At the end of the day, though, Woodley doesn't care whether he was UFC president Dana White's first pick in title challengers or his last, so long as he gets the opportunity.

"I did have some nerves until [the fight] was announced on UFC on FOX, because, you never know what can happen," Woodley said. "What if GSP comes back or, what if this person, so many different options. I feel like I should have been the first option but I wasn't the first option. I was probably the last option. God has a saying, the first shall be last and the last shall be first. ... I said to Dana, hey man, how many people gotta fall out of the running to realize I'm the number one choice? I just need a chance."

With the bout official, the next step was figuring out how to handle training, as both fighters are affiliated. While Lawler's the highest-profile ATT fighter as a current UFC champ, Woodley's been around longer, having started with the team as an amateur.

So Woodley, who does some of his training at Missouri's Evolution and also Milwaukee's Rofousport, will continue working in South Florida in the buildup to the Lawler fight.

"I've been at American Top Team since amateur," Woodley said. "I will be the first world champion from American Top Team in the organization that started with them as an amateur from 2005, that has grown with them and grown through the tradition of the American Top Team and will bring home the UFC gold. I will be the first one to do that."
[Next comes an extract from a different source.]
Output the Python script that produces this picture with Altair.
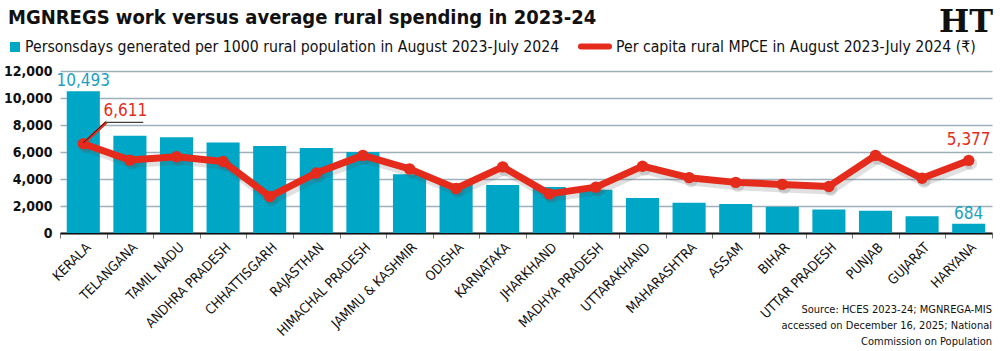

Woodley's also placing trust in his teammates, believing they'll handle the situation like pros.

"I can't see too many guys trying to eavesdrop and be, he's doing this, or he jammed his toe in sparring," Woodley said. "I don't think that's going to happen. We are professionals."

When Daniel Cormier had to drop out of his UFC 196 main event against Jon Jones due to a leg injury, rumors abounded that the UFC tried to put together Lawler-Woodley on short notice as a replacement main event. Lawler nixed the idea, but Woodley says he probably would have turned the fight down in that situation, as well.

"He's the champion, and if I was in position, I wouldn't jump on a last-minute fight," Woodley said. "That would be a big risk for him with very little reward, so I think he did what a champion should have done."

Instead, the fight will take months three months later, under the only conditions in which the friends and teammates would agree to fight.

"We've always had a creed: No strap, no scrap. No its a strap on the line, so we're going to set the friendship aside and get it on."